The bottom line for 40511 buyers
Earnest money shows the seller you are committed now. Your down payment is what you bring to the closing table. In northwest Lexington, a clear plan for both can make your offer stronger while keeping your budget on track. Choose an earnest money amount that fits the competition and your cash needs, protect your deposit with proper contingencies, and line up your down payment documentation early.
If you want help tailoring your earnest money and down payment strategy to a specific home in 40511, reach out to a local guide who negotiates with care and keeps every detail on schedule. Connect with Jon Bentley to talk through your numbers and next steps.
FAQs
What is the difference between earnest money and down payment in Lexington?
- Earnest money is a refundable good-faith deposit held in escrow and credited at closing, while the down payment is your out-of-pocket portion of the purchase price paid at closing.
How much earnest money should I offer in northwest Lexington 40511?
- Many buyers offer about 1 to 2 percent of the price or 1,000 to 5,000 dollars on typical single-family homes, adjusting higher in competitive situations.
Can I get my earnest money back if the home fails inspection?
- Yes, if your contract includes an inspection contingency and you provide timely written notice within the inspection period per the contract terms.

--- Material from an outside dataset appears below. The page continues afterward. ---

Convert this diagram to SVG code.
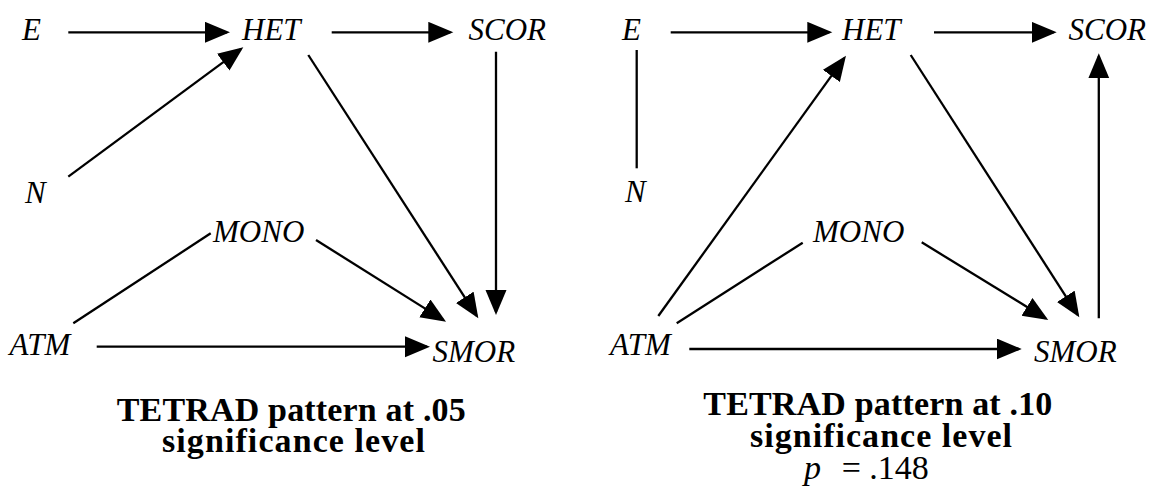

Does earnest money count toward my down payment at closing?
- Yes. Your earnest money appears as a credit on the closing statement and reduces the cash you must bring for your down payment or closing costs.
When is earnest money due after offer acceptance in Kentucky?
- It is usually due with the offer or within 24 to 72 hours after acceptance, as stated in the purchase contract.
What payment methods are typical for earnest money in Lexington?
- Wires and cashier’s checks are common, and some contracts allow personal checks. Follow the contract and verify escrow instructions before sending funds.